Over the course of the last month, I’ve been engaged with a client around a Horizon View Plan & Design. One of the main business drivers and Use Cases, is full scale workstation replacement for CAD users (approx 8).
Therefore, I’ve spent quite some time researching the technology and also hands on with the graphics acceleration offering from Horizon View 5.3, such as vSGA and vDGA. You’ll find plenty of resources already out there, going over the differences, advantages and disadvantages of each. An excellent write up can be found here
My primary resource I used for this deployment is the VMware whitepaper Graphics Acceleration in VMware Horizon View Virtual Desktops
Let’s step through a couple of deployment stages:-
Use Case and Requirements
- Provide full scale workstation replacement for CAD users (approx 8)
- Performance doesn’t necessarily have to match or exceed that of a physical workstation.
- Performance should be suitable for CAD users compared to existing physical workstations. The ability to rotate, zoom and interact with models with no excessive lag or jitter would be considered a success.
The above may be slightly vague, however the pilot or POC is there to validate if the solution can replace existing physical desktops going forward. The customer is aware performance may not match physical, as those dedicated workstations have resources up to 24GB and x2 CPU (6 cores each). Of course, vSphere 5.5 can handle virtual machines of that size, if required.
Environment and Hardware
The hardware for the project had already been procured before the engagement started. These are the resources that were available (design constraints).

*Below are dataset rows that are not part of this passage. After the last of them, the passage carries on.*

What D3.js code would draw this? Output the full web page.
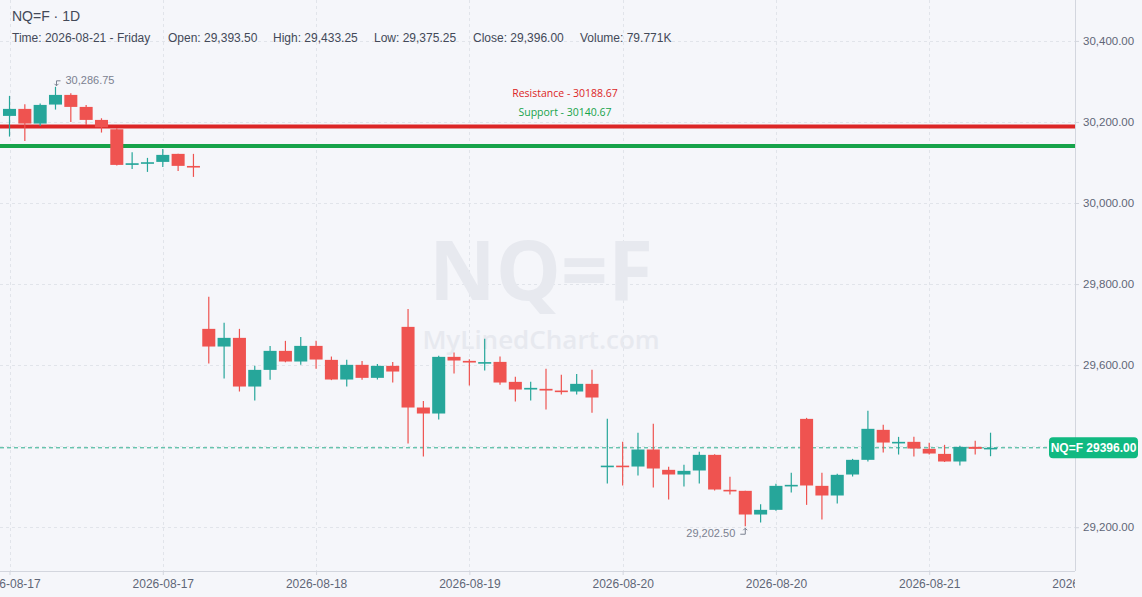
<!DOCTYPE html>
<meta charset="utf-8">
<style>
body { margin: 0; background: #f5f6fa; }
svg { display: block; font-family: "Liberation Sans", Arial, sans-serif; }
.grid line { stroke: #e1e4ea; stroke-dasharray: 3,3; }
.axis path, .axis line { stroke: #d3d6de; }
.axis text { fill: #5f6677; font-size: 11.5px; }
.hdr { fill: #434958; }
.wm { fill: #e7e9ef; font-family: "Open Sans", sans-serif; font-weight: 700; }
.lvl { font-family: "Open Sans", sans-serif; font-size: 10.5px; }
.ext { fill: #7b8190; font-size: 11px; }
</style>
<body>
<svg id="chart" width="1142" height="597"></svg>

<script src="https://d3js.org/d3.v7.min.js"></script>
<script>
// candle data (one candle per bar, index 0..64)
var opens  = [30215.0,30232.3,30196.1,30243.0,30266.8,30237.2,30205.1,30182.0,30094.1,30099.0,
              30101.5,30121.3,30091.5,29689.5,29645.9,29667.3,29547.2,29588.3,29635.2,29608.9,
              29647.5,29613.0,29564.5,29600.7,29568.6,29598.2,29694.4,29495.4,29480.6,29620.4,
              29610.5,29606.0,29608.0,29558.7,29539.8,29541.5,29537.3,29534.9,29553.8,29350.0,
              29352.0,29349.8,29391.8,29341.6,29330.1,29340.0,29378.6,29292.3,29289.8,29231.4,
              29242.9,29303.0,29467.4,29302.1,29278.3,29330.1,29366.3,29440.3,29409.0,29410.7,
              29393.4,29381.0,29362.2,29398.3,29393.5];
var highs  = [30264.4,30243.8,30245.4,30286.75,30270.9,30242.1,30209.2,30184.6,30125.4,30111.4,
              30133.6,30121.3,30121.3,29769.0,29704.3,29689.5,29598.2,29647.5,29659.9,29669.7,
              29659.9,29621.2,29613.0,29610.5,29603.1,29608.0,29738.8,29511.8,29622.9,29631.1,
              29614.6,29664.8,29621.2,29571.1,29558.7,29590.8,29576.0,29578.4,29588.3,29467.4,
              29410.7,29432.9,29455.1,29349.0,29353.9,29386.0,29380.2,29324.3,29289.8,29256.9,
              29307.1,29334.2,29469.9,29334.2,29331.7,29368.7,29487.2,29452.6,29423.0,29423.0,
              29408.2,29403.3,29400.8,29413.2,29433.25];
var lows   = [30164.0,30153.3,30190.3,30230.6,30200.2,30192.8,30173.9,30092.5,30084.2,30076.8,
              30089.2,30079.3,30064.5,29604.0,29567.0,29534.9,29512.7,29563.7,29607.0,29600.7,
              29590.8,29563.0,29547.2,29563.7,29564.5,29557.0,29406.6,29374.5,29465.8,29579.3,
              29549.7,29586.7,29551.3,29510.2,29512.7,29490.5,29527.5,29527.5,29482.2,29307.9,
              29303.0,29327.6,29298.0,29268.4,29300.5,29307.9,29290.6,29280.7,29202.5,29211.7,
              29240.4,29285.7,29255.2,29219.1,29258.5,29325.2,29362.2,29384.4,29379.4,29374.5,
              29379.4,29361.0,29352.3,29379.4,29375.25];
var closes = [30232.3,30196.1,30242.1,30266.8,30237.2,30205.1,30187.0,30094.1,30098.2,30100.7,
              30118.8,30091.7,30090.0,29645.9,29667.3,29547.2,29588.3,29635.2,29608.9,29647.5,
              29613.8,29564.5,29600.7,29568.6,29598.2,29584.2,29495.4,29480.6,29620.4,29611.4,
              29606.4,29607.5,29557.1,29539.8,29543.9,29537.3,29534.9,29553.8,29520.1,29352.0,
              29350.0,29391.8,29344.9,29330.1,29339.1,29378.6,29293.1,29290.6,29231.4,29242.9,
              29302.1,29304.6,29303.0,29278.3,29329.3,29366.3,29442.8,29409.0,29410.7,29394.2,
              29381.9,29362.2,29398.3,29393.4,29396.0];

var tickIdx    = [0, 10, 20, 30, 40, 50, 60, 70];
var tickLabels = ["2026-08-17","2026-08-17","2026-08-18","2026-08-19","2026-08-20","2026-08-20","2026-08-21","2026-08-21"];
var priceTicks = [29200, 29400, 29600, 29800, 30000, 30200, 30400];
// 29,400 sits under the last-price badge, so its label is not drawn
var priceLabels = [29200, 29600, 29800, 30000, 30200, 30400];

var resistance = 30188.67;
var support    = 30140.67;
var lastClose  = 29396.00;
var maxIdx = 3, minIdx = 48;

var headerItems = ["Time: 2026-08-21 - Friday", "Open: 29,393.50", "High: 29,433.25",
                   "Low: 29,375.25", "Close: 29,396.00", "Volume: 79.771K"];
var headerX = [12, 168, 273, 374, 473, 580];

// layout
var W = 1075, H = 571;
var green = "#26a69a", red = "#ef5350";

var svg = d3.select("#chart");

var x = d3.scaleLinear().domain([-0.62, 69.51]).range([0, W]);
var y = d3.scaleLinear().domain([29092, 30501]).range([H, 0]);
var step = x(1) - x(0);
var bodyW = step * 0.85;

svg.append("rect").attr("width", 1142).attr("height", 597).attr("fill", "#f5f6fa");

var defs = svg.append("defs");
defs.append("clipPath").attr("id", "plotclip")
   .append("rect").attr("width", W).attr("height", H);
defs.append("clipPath").attr("id", "xclip")
   .append("rect").attr("x", 0).attr("y", -2).attr("width", W).attr("height", 40);

// grid
var grid = svg.append("g").attr("class", "grid");
grid.selectAll(".hg").data(priceTicks).enter().append("line")
    .attr("x1", 0).attr("x2", W)
    .attr("y1", function(d) { return Math.round(y(d)) + 0.5; })
    .attr("y2", function(d) { return Math.round(y(d)) + 0.5; });
grid.selectAll(".vg").data(tickIdx.slice(0, 7)).enter().append("line")
    .attr("y1", 0).attr("y2", H)
    .attr("x1", function(d) { return Math.round(x(d)) + 0.5; })
    .attr("x2", function(d) { return Math.round(x(d)) + 0.5; });

// watermark
svg.append("text").attr("class", "wm").attr("x", 541).attr("y", 300)
   .attr("text-anchor", "middle").style("font-size", "82px").text("NQ=F");
svg.append("text").attr("class", "wm").attr("x", 541).attr("y", 349)
   .attr("text-anchor", "middle").style("font-size", "26px").style("font-weight", 600)
   .text("MyLinedChart.com");

// header
svg.append("text").attr("class", "hdr").attr("x", 12).attr("y", 21)
   .style("font-size", "14px").text("NQ=F \u00b7 1D");
svg.selectAll(".hitem").data(headerItems).enter().append("text")
   .attr("class", "hdr").attr("x", function(d, i) { return headerX[i]; }).attr("y", 41.5)
   .style("font-size", "12px").text(function(d) { return d; });

// support / resistance
svg.append("line").attr("x1", 0).attr("x2", W).attr("y1", y(resistance)).attr("y2", y(resistance))
   .attr("stroke", "#dc2626").attr("stroke-width", 4);
svg.append("line").attr("x1", 0).attr("x2", W).attr("y1", y(support)).attr("y2", y(support))
   .attr("stroke", "#16a34a").attr("stroke-width", 4);
svg.append("text").attr("class", "lvl").attr("x", 565).attr("y", 97)
   .attr("text-anchor", "middle").attr("fill", "#dc2626").text("Resistance - " + resistance.toFixed(2));
svg.append("text").attr("class", "lvl").attr("x", 565).attr("y", 116)
   .attr("text-anchor", "middle").attr("fill", "#16a34a").text("Support - " + support.toFixed(2));

// last price dashed line
svg.append("line").attr("x1", 0).attr("x2", W).attr("y1", y(lastClose)).attr("y2", y(lastClose))
   .attr("stroke", "#2bb08c").attr("stroke-dasharray", "4,3").attr("stroke-width", 1);

// candles
var idx = d3.range(opens.length);
var candles = svg.append("g").attr("clip-path", "url(#plotclip)");
candles.selectAll(".wick").data(idx).enter().append("line")
    .attr("x1", function(i) { return x(i); }).attr("x2", function(i) { return x(i); })
    .attr("y1", function(i) { return y(highs[i]); }).attr("y2", function(i) { return y(lows[i]); })
    .attr("stroke", function(i) { return closes[i] >= opens[i] ? green : red; })
    .attr("stroke-width", 1.2);
candles.selectAll(".body").data(idx).enter().append("rect")
    .attr("x", function(i) { return x(i) - bodyW / 2; })
    .attr("width", bodyW)
    .attr("y", function(i) { return y(Math.max(opens[i], closes[i])); })
    .attr("height", function(i) { return Math.max(1.6, Math.abs(y(opens[i]) - y(closes[i]))); })
    .attr("fill", function(i) { return closes[i] >= opens[i] ? green : red; });

// high / low markers
var hx = x(maxIdx), hy = y(highs[maxIdx]);
svg.append("path").attr("fill", "none").attr("stroke", "#7b8190").attr("stroke-width", 1)
   .attr("d", "M" + (hx + 5) + "," + (hy - 6) + "H" + (hx + 1) + "V" + (hy - 1) +
              "M" + (hx - 1) + "," + (hy - 3) + "L" + (hx + 1) + "," + (hy - 1) + "L" + (hx + 3) + "," + (hy - 3));
svg.append("text").attr("class", "ext").attr("x", hx + 10).attr("y", hy - 2.5)
   .text(d3.format(",.2f")(highs[maxIdx]));

var lx = x(minIdx), ly = y(lows[minIdx]);
svg.append("path").attr("fill", "none").attr("stroke", "#7b8190").attr("stroke-width", 1)
   .attr("d", "M" + (lx - 5) + "," + (ly + 8) + "H" + (lx) + "V" + (ly + 2) +
              "M" + (lx - 2) + "," + (ly + 4) + "L" + (lx) + "," + (ly + 2) + "L" + (lx + 2) + "," + (ly + 4));
svg.append("text").attr("class", "ext").attr("x", lx - 10).attr("y", ly + 11)
   .attr("text-anchor", "end").text(d3.format(",.2f")(lows[minIdx]));

// y axis
var yAxis = svg.append("g").attr("class", "axis").attr("transform", "translate(" + W + ",0)")
   .call(d3.axisRight(y).tickValues(priceLabels).tickFormat(d3.format(",.2f")).tickSize(4).tickPadding(4));
yAxis.select(".domain").attr("d", "M0.5,0V" + H);

// x axis
var xAxis = svg.append("g").attr("class", "axis").attr("transform", "translate(0," + H + ")")
   .attr("clip-path", "url(#xclip)")
   .call(d3.axisBottom(x).tickValues(tickIdx).tickFormat(function(d, i) { return tickLabels[i]; })
         .tickSize(4).tickPadding(4));
xAxis.select(".domain").attr("d", "M0," + 0.5 + "H" + W);
xAxis.selectAll("text").style("font-size", "12px");

// last price badge
var by = y(lastClose);
svg.append("rect").attr("x", 1049).attr("y", by - 10.5).attr("width", 89).attr("height", 21)
   .attr("rx", 4).attr("fill", "#10b981");
svg.append("text").attr("x", 1093.5).attr("y", by + 4).attr("text-anchor", "middle")
   .attr("fill", "#fff").style("font-size", "12px").style("font-weight", "bold")
   .text("NQ=F " + lastClose.toFixed(2));
</script>
</body>
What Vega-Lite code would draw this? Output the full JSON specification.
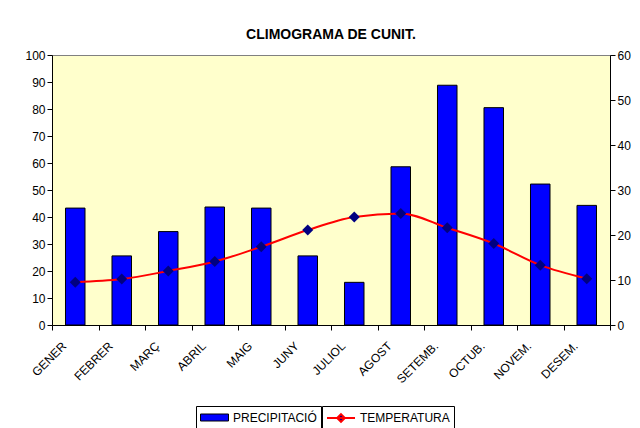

- x2 Dell PowerEdge R720 – 128GB, x2 CPU (12 cores each), core speed 2.3GHZ and local SSD storage
- ESXi 5.5 and vCenter 5.5 (vCSA)
- x2 Nvidia K1 GRID cards per host, offering 8 GPUs per host (4 per card)
- Shared storage – NetApp array
- Dell Wyse P25 Zero Client, with latest v4.2 firmware applied.
There are a number of decisions or choices, some of these are typical for vSphere and Horizon View design, however they require thought, along with the impact on other parts of the design.
- Virtual Machine resources (RAM\CPU) – Small, medium or large VMs? If considering large VMs for CAD users with maybe 4 vCPU and 8GB RAM, how does this affect CPU co-scheduling, HA. host density or other virtual machines etc
- Storage – Will fast shared storage be used? Does this provide the required I\O, latency and throughput? Can local SSD storage be used? Consider the impact of local storage, in terms of availability, manageability and maintenance operations
- Pool settings (video RAM) – 64MB to 512MB? If choosing 512MB, consider the additional overhead and available resources of the cluster.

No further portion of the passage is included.